Figures and forebodings about reliability were forgotten as soon as one joined in the flow of normal traffic. Response to the throttle was crisp and positive, as it should be with only 161 cwt for 1.6-litres of mddified engine to pull.
As with all the best conversions, this one feels just as if the manufacturer had done the work. Idling is a quiet 500 r.p.m., there are no stumbles in the carburation, and there’s no murderous exhaust rasp to draw unwelcome attention to the car’s astonishing capabilities.
I covered a 120-mile country loop in the morning, then brought the car into London and back to check on the extra flexibility offered. Over the country going it was a great credit to Alfa Romeo, in that their basic engineering proved adequate for the demands placed on the Sud in a new role as a 1600 flier.

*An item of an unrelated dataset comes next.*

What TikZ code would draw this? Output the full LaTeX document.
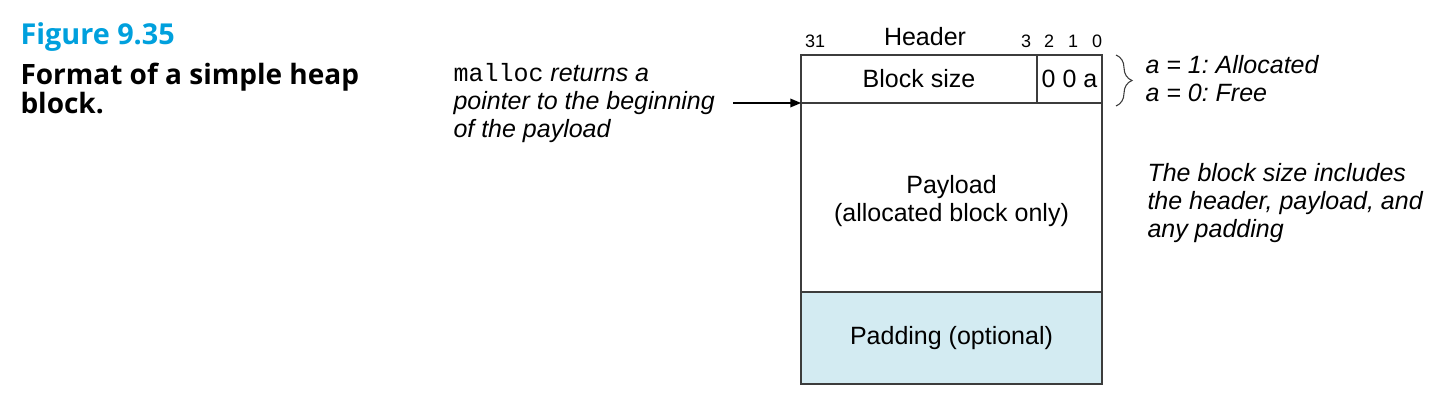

The blessing of small exterior dimensions, and the car’s excellent handling and braking qualities, take us into a new era of small-car cross-country performance. The 1600 Alfa-sud is as significantly advanced over the Mini-Cooper S as that worthy Issigonis box was over the Ford Prefect.
From 3,000 r.p.m. onward — I used 7,000 r.p.m. in the first two gears and the usual 6,000 or so for 3rd and 4th—the car accelerates determinedly. Keeping it in top down to 1,000 r.p.m. proved feasible, and the car would pull away without disgracing itself with any belching in the carburation. Used very fiercely into downhill T-junctions, I found the engine would stall, but under all other circumstances the engine ran like our proverbial feathered friend.

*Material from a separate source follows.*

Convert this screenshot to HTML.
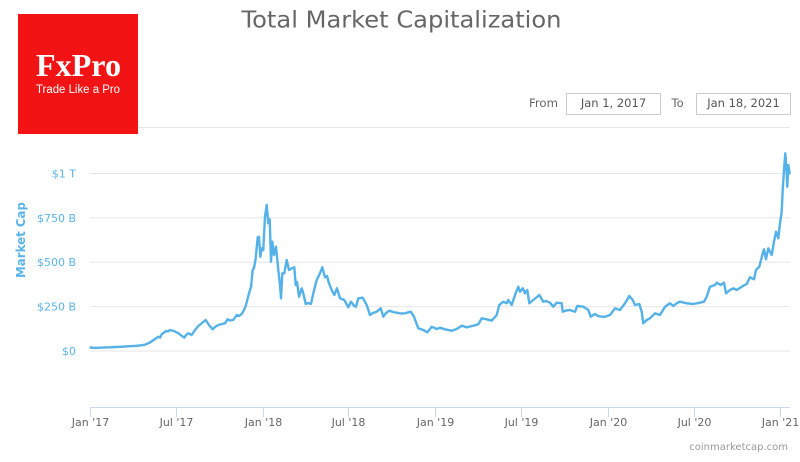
<!DOCTYPE html>
<html>
<head>
<meta charset="utf-8">
<style>
html,body{margin:0;padding:0;background:#fff;}
body{width:800px;height:462px;overflow:hidden;}
svg{display:block;}
</style>
</head>
<body>
<svg width="800" height="462" viewBox="0 0 800 462" xmlns="http://www.w3.org/2000/svg">
  <rect x="0" y="0" width="800" height="462" fill="#ffffff"/>

  <!-- top separator line -->
  <line x1="138" y1="127.5" x2="790" y2="127.5" stroke="#e6e6e6" stroke-width="1"/>

  <!-- gridlines -->
  <g stroke="#e6e6e6" stroke-width="1">
    <line x1="90" y1="173.5" x2="790" y2="173.5"/>
    <line x1="90" y1="217.8" x2="790" y2="217.8"/>
    <line x1="90" y1="262.2" x2="790" y2="262.2"/>
    <line x1="90" y1="306.6" x2="790" y2="306.6"/>
    <line x1="90" y1="351" x2="790" y2="351"/>
  </g>

  <!-- logo -->
  <rect x="18" y="14" width="120" height="120" fill="#f21414"/>
  <text x="36" y="76" font-family="Liberation Serif, serif" font-weight="bold" font-size="32" fill="#ffffff" textLength="85" lengthAdjust="spacingAndGlyphs">FxPro</text>
  <text x="36" y="93" font-family="Liberation Sans, sans-serif" font-size="11.5" fill="#ffffff" textLength="84" lengthAdjust="spacingAndGlyphs">Trade Like a Pro</text>

  <!-- title -->
  <text x="241.5" y="27.5" font-family="DejaVu Sans, sans-serif" font-size="23" fill="#666666" textLength="320" lengthAdjust="spacingAndGlyphs">Total Market Capitalization</text>

  <!-- date range -->
  <text x="529" y="107" font-family="DejaVu Sans, sans-serif" font-size="11.5" fill="#666666" textLength="29" lengthAdjust="spacingAndGlyphs">From</text>
  <rect x="566.5" y="93.5" width="94" height="21" fill="#ffffff" stroke="#cccccc" stroke-width="1"/>
  <text x="613.5" y="107" text-anchor="middle" font-family="DejaVu Sans, sans-serif" font-size="11.5" fill="#555555">Jan 1, 2017</text>
  <text x="671.5" y="107" font-family="DejaVu Sans, sans-serif" font-size="11.5" fill="#666666">To</text>
  <rect x="696.5" y="93.5" width="94" height="21" fill="#ffffff" stroke="#cccccc" stroke-width="1"/>
  <text x="743.5" y="107" text-anchor="middle" font-family="DejaVu Sans, sans-serif" font-size="11.5" fill="#555555">Jan 18, 2021</text>

  <!-- y axis labels -->
  <g font-family="DejaVu Sans, sans-serif" font-size="11" fill="#5ab4e8" text-anchor="end">
    <text x="76" y="177.5">$1 T</text>
    <text x="76" y="221.8">$750 B</text>
    <text x="76" y="266.2">$500 B</text>
    <text x="76" y="310.6">$250 B</text>
    <text x="76" y="355">$0</text>
  </g>
  <text transform="translate(25,240) rotate(-90)" text-anchor="middle" font-family="DejaVu Sans, sans-serif" font-size="12" font-weight="bold" fill="#5ab4e8" textLength="76" lengthAdjust="spacingAndGlyphs">Market Cap</text>

  <!-- x axis -->
  <line x1="90" y1="407.5" x2="790" y2="407.5" stroke="#ccd6eb" stroke-width="1"/>
  <g stroke="#ccd6eb" stroke-width="1">
    <line x1="90.5" y1="407" x2="90.5" y2="417"/>
    <line x1="176.5" y1="407" x2="176.5" y2="417"/>
    <line x1="263.5" y1="407" x2="263.5" y2="417"/>
    <line x1="348.5" y1="407" x2="348.5" y2="417"/>
    <line x1="435.5" y1="407" x2="435.5" y2="417"/>
    <line x1="521.5" y1="407" x2="521.5" y2="417"/>
    <line x1="608.5" y1="407" x2="608.5" y2="417"/>
    <line x1="694.5" y1="407" x2="694.5" y2="417"/>
    <line x1="780.5" y1="407" x2="780.5" y2="417"/>
  </g>
  <g font-family="DejaVu Sans, sans-serif" font-size="11" fill="#666666" text-anchor="middle">
    <text x="90.5" y="426">Jan '17</text>
    <text x="176.5" y="426">Jul '17</text>
    <text x="263.5" y="426">Jan '18</text>
    <text x="348.5" y="426">Jul '18</text>
    <text x="435.5" y="426">Jan '19</text>
    <text x="521.5" y="426">Jul '19</text>
    <text x="608.5" y="426">Jan '20</text>
    <text x="694.5" y="426">Jul '20</text>
    <text x="780.5" y="426">Jan '21</text>
  </g>
  <text x="788" y="450" text-anchor="end" font-family="DejaVu Sans, sans-serif" font-size="10" fill="#999999">coinmarketcap.com</text>

  <!-- series -->
  <polyline fill="none" stroke="#55b2e8" stroke-width="2.4" stroke-linejoin="round" stroke-linecap="round"
    points="90.5,347.5 95,347.9 100,347.7 105,347.4 110,347.3 115,347 120,346.8 125,346.5 130,346.2 135,345.9 140,345.5 145,344.7 150,342.5 155,339 158.3,336.7 160,337.5 162,334 166,331 168,331.5 170,330 174,331 178.3,333.3 182,336 184.3,337.7 186,335 188.3,333.3 191.7,335 195,330 198.3,326 202,323 205.7,320 207,322 209,325 212.7,329.3 215,327 218.3,325 222,324 225,323.3 227.7,319.3 230,320.5 233.3,320 236.7,315 239,316 241.7,314 244,310 245.7,306 248.3,296 250,290 251,287.3 252.7,270 254,268 255.7,258.3 256.5,250 257.7,237.3 259,236.7 260.3,256.7 261.7,248.3 263.3,250 264,235 265,216.7 266.7,205 268.3,223.3 269.7,219.3 271,261.7 272.3,241.7 274,255 276,246.7 278.3,270 280,285 281,298.3 282.3,273.3 284.3,273.3 286.7,260 289,270 291.7,268.3 294.3,267.3 295.7,285 297,282 299,296.7 301.7,288.3 303.3,293.3 305.7,304 308,303 311,304 313.3,293.3 316.7,280 320,273.3 322.3,267.3 325,277.3 327,276 329,283.3 331.7,290 334.3,295 337,288.3 340,298.3 344.3,300 348.3,307.3 351,301.7 354.3,306 356,306.7 358.3,298.3 362.7,297.7 366.7,305 370,315 373,313 376.7,311.7 380.7,308.3 383.3,316.7 386,313 389.3,310.7 393,312 396.7,312.7 401,313.5 405,313.3 410.7,311.7 414,316.7 418.3,328.3 423.3,330 427.3,332.3 431.7,326.7 436.7,329 440,327.7 445,329.3 451.7,330.7 456.7,329 461.7,325.7 466.7,327.3 470,326.5 473.3,325.7 478.3,324.3 481.7,318.3 486.7,319.3 491.7,320.7 496.7,315 499.3,305 503.3,301.7 506.7,303.3 508.3,300 511.7,305 515,295 518.3,286.7 520,291.7 522.7,288.3 525,293.3 527.3,290 529.3,303.3 533.3,300 539.3,295 543.3,301.7 546,301 550,302.7 553.3,306.7 556.7,302.7 561.7,303.3 562.7,311.7 566,310.5 570,310 575,311.7 577.3,306 583.3,306.7 588.3,310 590.7,316.7 595,314 598,316 601.7,316.7 605,316.7 610,315 615,308.3 620,310 625,303.3 629.3,296 632.7,300 635,305 639.3,304 641.7,311.7 643.3,323.3 646.7,320 650,318.3 655,313.3 660,315 665,306.7 670,303.3 673.3,306 677,303 680,301.7 686.7,303.3 693.3,304 700,302.7 704,301.7 706.7,296.7 710,286.7 715,285 716.7,282.7 720.7,285 724,282.7 726,293.3 730,290 733.3,288.3 736.7,290 741.7,286.7 746.7,284 750,277.3 754,279.3 756,270 759.3,266.7 762.7,253.3 764,249.3 766,259.3 768.3,248.3 771.7,255 774,241.7 776,231.7 778.3,238.3 780,223.3 781.7,211.7 782.7,190 784,170 785.3,153.3 786.7,173.3 787.3,186.7 788.3,165 789.7,173.3"/>
</svg>
</body>
</html>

I decided to write about Allen’s car on such short acquaintance because it was obviously a hard-worked development machine that may not be free for conventional performance testing, and because the performance was delivered in such an unfussy manner that anyone could enjoy the car. Those who insist on a substantial increase in top speed could find fault; for the Sud simply seems to hold the r.p.m. limit in top gear (108 m.p.h.) rather than exceed this point, but I still thought the performance between 40-95 m.p.h. more than adequate compensation. Naturally a price is extracted for such a combination of docility and speed. Utilising the twin carburetter layout with pump jets erring deliberately to the rich side will result in 19.12 m.p.g. with really forceful driving along winding lanes. As .compensation there is the more normal 23.7 m.p.g. for a brisk main and B road crosscountry trip, or an interesting 23.5 m.p.g. when cruised at an indicated 100 m.p.h. with the throttle eased as far back as possible: at 65 m.p.h. and 4,500 r.p.m. the throttle is just cracked open to maintain the pace.

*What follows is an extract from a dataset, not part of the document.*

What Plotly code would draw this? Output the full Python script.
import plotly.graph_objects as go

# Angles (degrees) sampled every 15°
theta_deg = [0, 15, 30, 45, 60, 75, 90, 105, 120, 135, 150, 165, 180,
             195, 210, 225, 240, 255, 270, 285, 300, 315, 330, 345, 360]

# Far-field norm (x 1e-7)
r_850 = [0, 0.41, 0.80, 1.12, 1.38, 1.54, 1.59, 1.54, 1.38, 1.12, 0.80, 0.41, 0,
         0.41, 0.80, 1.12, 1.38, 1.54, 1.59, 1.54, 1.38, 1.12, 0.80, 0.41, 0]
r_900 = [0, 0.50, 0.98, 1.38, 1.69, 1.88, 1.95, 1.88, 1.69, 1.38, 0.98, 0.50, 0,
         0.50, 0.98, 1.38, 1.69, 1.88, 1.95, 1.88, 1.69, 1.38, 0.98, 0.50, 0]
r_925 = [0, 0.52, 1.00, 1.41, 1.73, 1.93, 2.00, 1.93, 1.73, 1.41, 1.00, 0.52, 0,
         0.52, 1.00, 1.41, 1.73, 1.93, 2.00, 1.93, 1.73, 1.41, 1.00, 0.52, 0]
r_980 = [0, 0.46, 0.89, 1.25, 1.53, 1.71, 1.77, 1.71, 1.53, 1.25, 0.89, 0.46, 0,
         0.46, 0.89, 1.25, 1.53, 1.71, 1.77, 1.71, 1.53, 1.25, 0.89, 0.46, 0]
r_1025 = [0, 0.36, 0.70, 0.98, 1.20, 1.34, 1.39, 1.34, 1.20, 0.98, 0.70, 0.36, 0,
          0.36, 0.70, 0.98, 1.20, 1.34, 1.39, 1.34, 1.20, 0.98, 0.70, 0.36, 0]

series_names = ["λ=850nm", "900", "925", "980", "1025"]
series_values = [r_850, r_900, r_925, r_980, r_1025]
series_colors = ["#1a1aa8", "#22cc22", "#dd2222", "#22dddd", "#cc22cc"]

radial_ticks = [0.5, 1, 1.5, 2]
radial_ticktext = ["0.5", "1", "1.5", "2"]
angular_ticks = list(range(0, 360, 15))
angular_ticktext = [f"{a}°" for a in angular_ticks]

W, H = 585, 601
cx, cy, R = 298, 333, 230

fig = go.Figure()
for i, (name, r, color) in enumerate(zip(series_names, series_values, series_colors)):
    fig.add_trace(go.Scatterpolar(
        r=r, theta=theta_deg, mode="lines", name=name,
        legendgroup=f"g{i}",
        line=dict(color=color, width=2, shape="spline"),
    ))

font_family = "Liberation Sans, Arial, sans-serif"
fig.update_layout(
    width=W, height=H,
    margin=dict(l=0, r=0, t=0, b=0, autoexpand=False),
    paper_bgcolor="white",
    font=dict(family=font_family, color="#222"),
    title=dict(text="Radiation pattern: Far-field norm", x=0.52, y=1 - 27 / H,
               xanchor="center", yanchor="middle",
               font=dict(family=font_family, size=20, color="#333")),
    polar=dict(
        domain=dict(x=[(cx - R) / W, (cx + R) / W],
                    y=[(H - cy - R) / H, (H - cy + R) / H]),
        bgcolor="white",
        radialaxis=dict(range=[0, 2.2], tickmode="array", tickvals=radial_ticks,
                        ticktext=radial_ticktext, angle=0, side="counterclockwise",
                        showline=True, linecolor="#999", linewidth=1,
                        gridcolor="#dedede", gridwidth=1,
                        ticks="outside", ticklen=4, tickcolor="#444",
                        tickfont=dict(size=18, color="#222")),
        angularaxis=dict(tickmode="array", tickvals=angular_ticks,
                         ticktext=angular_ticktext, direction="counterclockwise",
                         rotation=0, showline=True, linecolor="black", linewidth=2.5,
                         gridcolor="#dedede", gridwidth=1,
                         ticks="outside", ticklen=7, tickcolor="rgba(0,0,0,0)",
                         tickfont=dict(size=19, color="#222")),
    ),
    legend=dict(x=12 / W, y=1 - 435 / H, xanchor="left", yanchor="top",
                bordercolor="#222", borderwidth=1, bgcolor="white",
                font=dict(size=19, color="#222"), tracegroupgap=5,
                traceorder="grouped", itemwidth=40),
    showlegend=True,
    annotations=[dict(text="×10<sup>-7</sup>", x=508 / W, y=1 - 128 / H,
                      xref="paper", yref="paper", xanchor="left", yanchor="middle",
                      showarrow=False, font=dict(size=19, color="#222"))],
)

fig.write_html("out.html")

How much is it all going to cost? That must depend on the quantities finally produced, but the car I enjoyed represented £225 for the new crankshaft; £100 for pistons; £175 for the carburation, linkages, and manifolding, plus £100 for labour. The top speed problem could be alleviated by production of a larger bore exhaust system, top to tailpipe, but Gordon Allen is naturally anxious to retain the quietness of the normal system used at present, so the exhaust, and the alternative single-choke carburation are the priorities Allen will follow on what is already a first-class piece of engineering. We will watch for further developments with interest.—J.W.